The air pulled from the soil by SVE must be cleaned before it is released back into the environment. Cleaning is usually done for air, but liquid condensation must also be handled, as it can sometimes be useful. Many methods are used to clean the air, including burning the vapor (thermal oxidation), using materials to trap pollutants (like activated carbon), and using natural processes to break down the pollution. The most common methods are burning the vapor and using activated carbon to absorb the pollutants. The choice of method depends on the type of pollutant, how much is in the air, how much air needs to be cleaned, and cost.
SVE effectiveness
The success of SVE, or how quickly and completely it removes pollutants, depends on several factors that affect how pollutants move into the air. SVE effectiveness is influenced by the properties of the pollutants (such as Henry’s Law constant, vapor pressure, boiling point, and adsorption coefficient), the temperature underground, the characteristics of the soil in the vadose zone (like grain size, moisture content, permeability, and carbon content), the unevenness of the underground area, and the force that moves air through the soil (the pressure gradient). For example, a small amount of a highly volatile pollutant, like trichloroethene, in a uniform sand with high permeability and low carbon content (which means the pollutant does not stick to the soil) can be removed quickly using SVE. However, in an uneven vadose zone with clay layers containing a less volatile pollutant like naphthalene, the process may take longer or need improvements to SVE. Problems with SVE include tailing and rebound, which happen in areas with less air movement (such as low permeability or high moisture areas) or pollutants that are less volatile or more likely to stick to soil.
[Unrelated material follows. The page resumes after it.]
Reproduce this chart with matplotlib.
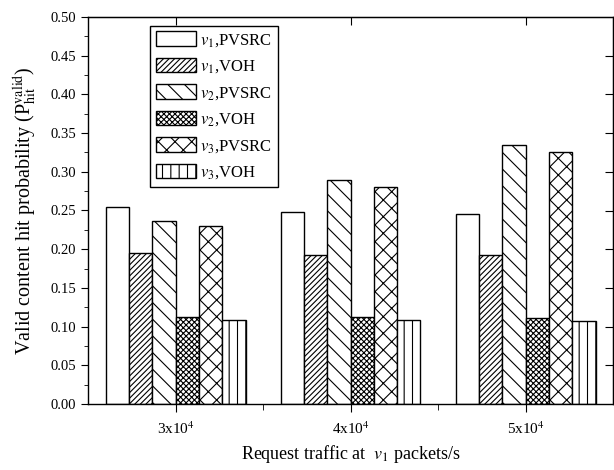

Recent studies at U.S. Department of Energy sites have looked at how layers of soil and areas with low permeability affect SVE operations.
Enhancement of SVE
Improvements to make SVE more effective may involve directional drilling, pneumatic and hydraulic fracturing, and thermal methods like hot air or steam injection. These methods help increase gas movement through the ground, particularly in areas where the ground is less porous. Thermal methods, like injecting hot air or steam, raise the soil's temperature, making contaminants more likely to vaporize. Injecting hot dry air can also remove moisture from the soil, which helps gases move more easily through it. Other thermal methods, like electrical resistance heating or radio-frequency heating, can also be used to heat the soil and remove contaminants. However, these are usually considered separate from SVE improvements and might use vacuum systems or other ways to collect the gas.
Design, optimization, performance assessment, and closure
Implementing SVE as a solution requires several steps: planning the system, running it, improving its performance, checking how well it works, and ending the process. Several guides provide details about these steps. The EPA and U.S. Army Corps of Engineers (USACE) guides explain the overall process for planning, running, improving, and ending an SVE system. The Air Force Center for Engineering and the Environment (AFCEE) guide focuses on improving the system but includes limited information about ending the process or meeting cleanup goals. The Pacific Northwest National Laboratory (PNNL) guide adds more details about improving the system, changing to another method, or ending the process.
Designing and running an SVE system is generally simple, but challenges often arise from underground soil conditions and the location of pollution. Over time, the system may remove less pollution due to natural limits in how quickly pollution moves or is removed. Checking the system’s performance is important to decide if it should be improved, stopped, or replaced with another method. Evaluating rebound (when pollution levels rise temporarily) and mass flux (how much pollution moves through the system) helps assess performance and guide decisions.
Related technologies
Several technologies are connected to soil vapor extraction (SVE). As mentioned earlier, some soil-heating methods used to clean polluted soil, such as electrical resistive heating and in situ vitrification, need a part that collects soil gas. This part can be SVE or a surface barrier, like a hood. Another related method is bioventing, which adds oxygen or other gases underground to help living organisms break down pollution. A different technology called in situ air sparging cleans groundwater pollution by injecting air into the water. The air is then collected using SVE wells.